(Stored data)

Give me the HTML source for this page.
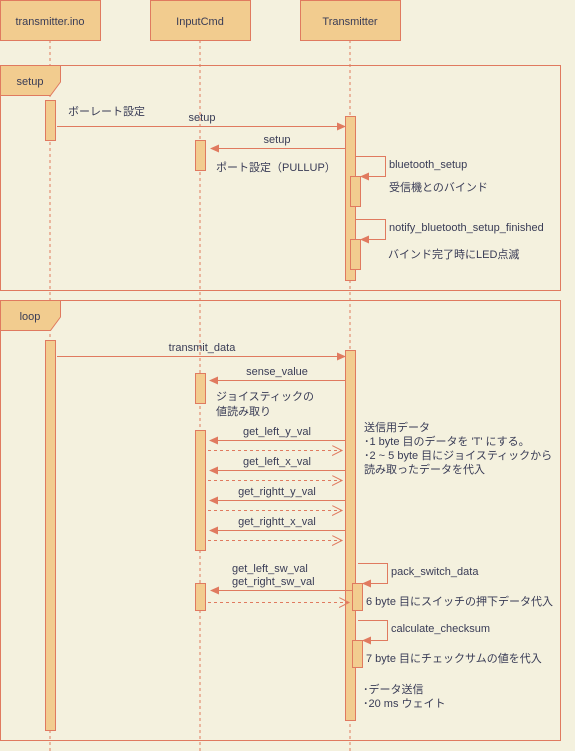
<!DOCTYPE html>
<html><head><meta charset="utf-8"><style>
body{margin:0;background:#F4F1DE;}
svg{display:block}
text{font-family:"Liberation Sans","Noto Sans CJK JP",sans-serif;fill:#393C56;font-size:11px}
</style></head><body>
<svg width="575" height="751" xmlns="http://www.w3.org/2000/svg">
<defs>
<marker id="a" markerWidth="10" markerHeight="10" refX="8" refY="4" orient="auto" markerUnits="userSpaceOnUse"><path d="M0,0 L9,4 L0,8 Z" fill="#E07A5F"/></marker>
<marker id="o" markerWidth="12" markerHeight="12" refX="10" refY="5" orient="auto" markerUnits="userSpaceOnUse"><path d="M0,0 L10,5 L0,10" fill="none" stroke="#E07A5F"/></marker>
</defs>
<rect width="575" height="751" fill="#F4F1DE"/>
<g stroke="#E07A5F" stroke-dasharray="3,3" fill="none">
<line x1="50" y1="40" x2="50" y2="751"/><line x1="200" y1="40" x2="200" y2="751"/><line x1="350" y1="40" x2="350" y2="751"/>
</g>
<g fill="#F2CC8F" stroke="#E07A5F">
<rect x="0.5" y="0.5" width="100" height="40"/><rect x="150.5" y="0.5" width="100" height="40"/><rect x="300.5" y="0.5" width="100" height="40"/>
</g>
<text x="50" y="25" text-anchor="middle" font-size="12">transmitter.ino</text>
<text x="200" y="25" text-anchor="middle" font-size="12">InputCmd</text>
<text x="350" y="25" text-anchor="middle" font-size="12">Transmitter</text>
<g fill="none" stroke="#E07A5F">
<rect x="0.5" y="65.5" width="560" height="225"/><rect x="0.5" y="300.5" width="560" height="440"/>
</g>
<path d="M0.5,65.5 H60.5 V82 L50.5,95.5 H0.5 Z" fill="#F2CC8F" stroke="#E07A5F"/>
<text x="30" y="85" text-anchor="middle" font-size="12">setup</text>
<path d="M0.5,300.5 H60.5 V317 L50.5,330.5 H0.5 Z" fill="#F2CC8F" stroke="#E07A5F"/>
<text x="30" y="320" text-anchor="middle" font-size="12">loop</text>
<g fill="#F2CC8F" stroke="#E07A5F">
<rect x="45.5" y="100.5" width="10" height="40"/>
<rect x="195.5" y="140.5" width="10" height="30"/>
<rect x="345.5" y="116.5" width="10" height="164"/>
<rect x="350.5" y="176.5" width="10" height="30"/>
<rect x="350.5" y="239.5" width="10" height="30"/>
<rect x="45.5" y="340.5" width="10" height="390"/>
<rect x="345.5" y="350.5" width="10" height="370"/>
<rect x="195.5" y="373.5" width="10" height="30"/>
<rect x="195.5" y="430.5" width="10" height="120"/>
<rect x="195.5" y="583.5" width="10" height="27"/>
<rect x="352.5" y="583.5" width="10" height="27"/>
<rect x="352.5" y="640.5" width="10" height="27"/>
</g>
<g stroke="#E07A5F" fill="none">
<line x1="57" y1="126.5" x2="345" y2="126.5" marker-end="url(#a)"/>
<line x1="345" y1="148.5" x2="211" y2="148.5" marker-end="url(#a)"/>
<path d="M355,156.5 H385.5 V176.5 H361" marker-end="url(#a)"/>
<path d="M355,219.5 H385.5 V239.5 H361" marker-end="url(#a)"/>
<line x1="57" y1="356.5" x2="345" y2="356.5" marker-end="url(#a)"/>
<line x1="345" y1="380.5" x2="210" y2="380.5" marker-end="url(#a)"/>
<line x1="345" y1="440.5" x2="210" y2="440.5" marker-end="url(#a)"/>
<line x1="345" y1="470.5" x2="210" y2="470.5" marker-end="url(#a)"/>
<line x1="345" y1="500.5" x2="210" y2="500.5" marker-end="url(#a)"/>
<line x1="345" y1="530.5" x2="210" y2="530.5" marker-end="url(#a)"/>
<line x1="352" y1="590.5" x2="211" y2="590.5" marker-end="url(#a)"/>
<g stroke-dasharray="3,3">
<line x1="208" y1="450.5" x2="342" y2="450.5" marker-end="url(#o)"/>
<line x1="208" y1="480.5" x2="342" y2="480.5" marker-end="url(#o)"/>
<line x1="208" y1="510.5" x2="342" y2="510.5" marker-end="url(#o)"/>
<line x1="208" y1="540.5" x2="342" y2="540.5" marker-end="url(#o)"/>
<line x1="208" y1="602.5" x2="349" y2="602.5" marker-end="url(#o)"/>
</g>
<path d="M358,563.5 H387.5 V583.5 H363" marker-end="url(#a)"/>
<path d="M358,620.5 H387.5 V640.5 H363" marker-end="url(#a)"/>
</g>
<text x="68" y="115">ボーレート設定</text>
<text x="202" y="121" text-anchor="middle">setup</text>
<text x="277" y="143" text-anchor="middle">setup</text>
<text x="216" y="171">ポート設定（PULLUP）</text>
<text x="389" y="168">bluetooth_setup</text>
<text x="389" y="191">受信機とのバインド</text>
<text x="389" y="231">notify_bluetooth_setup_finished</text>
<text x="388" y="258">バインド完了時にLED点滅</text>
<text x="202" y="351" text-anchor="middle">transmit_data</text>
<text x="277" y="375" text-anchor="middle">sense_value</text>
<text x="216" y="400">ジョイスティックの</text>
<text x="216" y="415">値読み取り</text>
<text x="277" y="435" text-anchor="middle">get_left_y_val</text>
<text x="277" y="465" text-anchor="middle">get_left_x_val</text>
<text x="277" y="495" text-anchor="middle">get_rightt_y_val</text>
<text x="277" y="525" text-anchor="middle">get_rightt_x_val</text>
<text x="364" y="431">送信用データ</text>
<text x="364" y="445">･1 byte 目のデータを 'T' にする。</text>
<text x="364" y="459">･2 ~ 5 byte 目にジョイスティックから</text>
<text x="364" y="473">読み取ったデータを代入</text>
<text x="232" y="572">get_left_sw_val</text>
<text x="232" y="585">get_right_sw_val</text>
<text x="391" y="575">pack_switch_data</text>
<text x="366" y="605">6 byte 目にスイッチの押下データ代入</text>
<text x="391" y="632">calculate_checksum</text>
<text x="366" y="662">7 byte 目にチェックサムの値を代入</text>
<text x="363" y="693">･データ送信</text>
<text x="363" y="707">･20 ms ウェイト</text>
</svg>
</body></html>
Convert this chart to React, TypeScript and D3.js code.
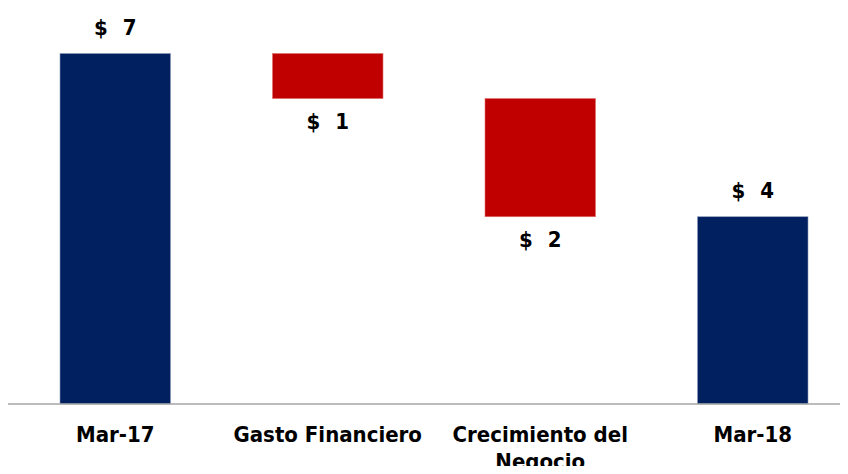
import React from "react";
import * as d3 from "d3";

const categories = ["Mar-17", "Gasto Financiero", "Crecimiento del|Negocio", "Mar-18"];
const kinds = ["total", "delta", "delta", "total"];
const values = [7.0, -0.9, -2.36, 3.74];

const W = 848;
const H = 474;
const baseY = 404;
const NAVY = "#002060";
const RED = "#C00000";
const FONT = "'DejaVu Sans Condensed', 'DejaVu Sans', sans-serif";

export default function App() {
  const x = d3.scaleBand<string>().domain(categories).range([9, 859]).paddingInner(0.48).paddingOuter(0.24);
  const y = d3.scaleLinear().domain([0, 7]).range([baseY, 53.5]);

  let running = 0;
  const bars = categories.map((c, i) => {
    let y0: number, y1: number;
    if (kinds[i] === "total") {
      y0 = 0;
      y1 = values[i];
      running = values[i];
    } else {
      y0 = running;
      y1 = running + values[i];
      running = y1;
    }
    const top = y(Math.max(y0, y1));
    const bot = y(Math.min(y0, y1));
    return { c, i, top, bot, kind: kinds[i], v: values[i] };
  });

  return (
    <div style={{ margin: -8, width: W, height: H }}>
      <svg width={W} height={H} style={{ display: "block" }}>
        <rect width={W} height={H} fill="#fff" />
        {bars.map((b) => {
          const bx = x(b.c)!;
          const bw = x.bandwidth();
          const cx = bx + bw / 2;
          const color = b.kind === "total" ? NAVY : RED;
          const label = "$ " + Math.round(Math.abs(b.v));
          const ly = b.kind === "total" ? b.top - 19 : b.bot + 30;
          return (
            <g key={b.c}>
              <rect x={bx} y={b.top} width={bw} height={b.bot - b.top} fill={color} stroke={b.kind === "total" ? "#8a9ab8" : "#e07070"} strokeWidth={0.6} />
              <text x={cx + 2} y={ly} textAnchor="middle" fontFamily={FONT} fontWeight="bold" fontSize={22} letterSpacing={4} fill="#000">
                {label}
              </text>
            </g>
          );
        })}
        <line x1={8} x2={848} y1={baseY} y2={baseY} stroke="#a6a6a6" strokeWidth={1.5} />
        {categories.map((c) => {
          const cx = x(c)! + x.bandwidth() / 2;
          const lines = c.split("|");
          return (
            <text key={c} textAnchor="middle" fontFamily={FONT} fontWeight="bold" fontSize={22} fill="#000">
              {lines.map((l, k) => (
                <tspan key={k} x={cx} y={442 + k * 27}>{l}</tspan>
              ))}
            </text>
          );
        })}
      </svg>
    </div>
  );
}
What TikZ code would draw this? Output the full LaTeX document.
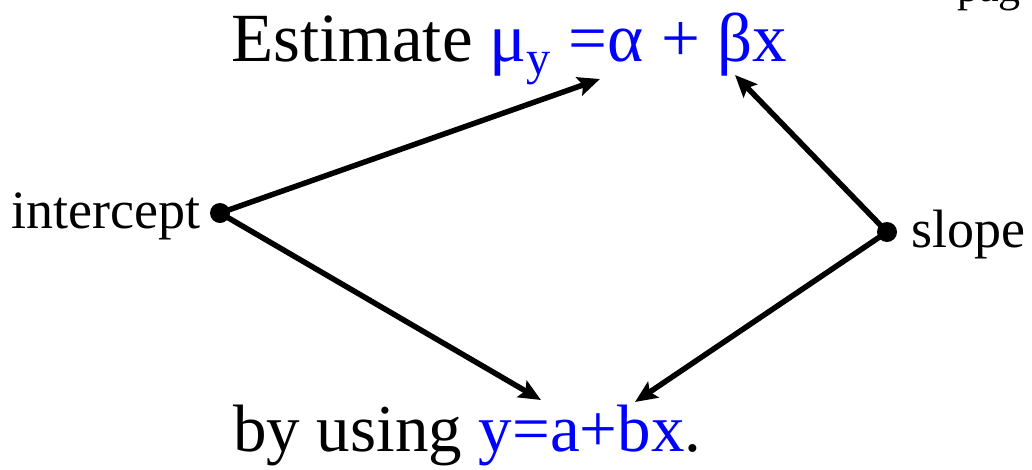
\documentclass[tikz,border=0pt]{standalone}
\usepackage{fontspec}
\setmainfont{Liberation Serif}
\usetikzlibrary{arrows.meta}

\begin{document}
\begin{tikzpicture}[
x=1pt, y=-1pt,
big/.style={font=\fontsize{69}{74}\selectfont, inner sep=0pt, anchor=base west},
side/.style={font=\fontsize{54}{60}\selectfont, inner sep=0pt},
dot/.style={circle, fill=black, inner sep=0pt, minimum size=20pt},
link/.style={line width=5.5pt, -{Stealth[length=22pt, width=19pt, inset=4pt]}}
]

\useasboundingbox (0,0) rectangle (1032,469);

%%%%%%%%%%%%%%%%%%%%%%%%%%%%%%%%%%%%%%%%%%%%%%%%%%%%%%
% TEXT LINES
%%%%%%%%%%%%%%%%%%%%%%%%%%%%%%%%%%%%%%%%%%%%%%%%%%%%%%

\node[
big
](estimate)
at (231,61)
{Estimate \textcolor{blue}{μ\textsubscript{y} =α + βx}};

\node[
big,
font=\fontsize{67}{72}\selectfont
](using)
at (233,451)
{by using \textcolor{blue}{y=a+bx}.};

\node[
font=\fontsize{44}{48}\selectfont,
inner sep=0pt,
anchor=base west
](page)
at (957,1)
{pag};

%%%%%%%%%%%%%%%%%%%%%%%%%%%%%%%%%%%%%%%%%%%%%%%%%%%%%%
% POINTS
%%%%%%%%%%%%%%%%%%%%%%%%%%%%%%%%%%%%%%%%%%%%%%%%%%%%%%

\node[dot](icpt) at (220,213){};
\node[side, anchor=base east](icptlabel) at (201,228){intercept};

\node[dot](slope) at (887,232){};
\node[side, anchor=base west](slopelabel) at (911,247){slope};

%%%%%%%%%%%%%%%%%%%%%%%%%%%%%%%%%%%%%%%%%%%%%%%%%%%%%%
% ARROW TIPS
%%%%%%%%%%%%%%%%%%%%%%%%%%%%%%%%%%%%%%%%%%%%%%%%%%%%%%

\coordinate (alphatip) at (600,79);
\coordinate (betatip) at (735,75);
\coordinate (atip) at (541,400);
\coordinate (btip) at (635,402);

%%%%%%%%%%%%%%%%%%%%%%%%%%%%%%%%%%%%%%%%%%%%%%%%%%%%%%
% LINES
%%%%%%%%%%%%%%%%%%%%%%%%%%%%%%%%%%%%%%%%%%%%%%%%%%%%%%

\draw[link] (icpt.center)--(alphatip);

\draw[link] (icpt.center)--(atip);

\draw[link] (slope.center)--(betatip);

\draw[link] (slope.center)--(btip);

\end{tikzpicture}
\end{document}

WORK TO BE COMPLETED
Extract from the material above the stretch running from the line containing "Convert this chart" through the line containing "const y = d3.scaleLinear().domain([0, 7]).range([baseY, 53.5]);". Keep the text exact and the pictures out.

ANSWER TO THE EXERCISE
Convert this chart to React, TypeScript and D3.js code.
import React from "react";
import * as d3 from "d3";

const categories = ["Mar-17", "Gasto Financiero", "Crecimiento del|Negocio", "Mar-18"];
const kinds = ["total", "delta", "delta", "total"];
const values = [7.0, -0.9, -2.36, 3.74];

const W = 848;
const H = 474;
const baseY = 404;
const NAVY = "#002060";
const RED = "#C00000";
const FONT = "'DejaVu Sans Condensed', 'DejaVu Sans', sans-serif";

export default function App() {
  const x = d3.scaleBand<string>().domain(categories).range([9, 859]).paddingInner(0.48).paddingOuter(0.24);
  const y = d3.scaleLinear().domain([0, 7]).range([baseY, 53.5]);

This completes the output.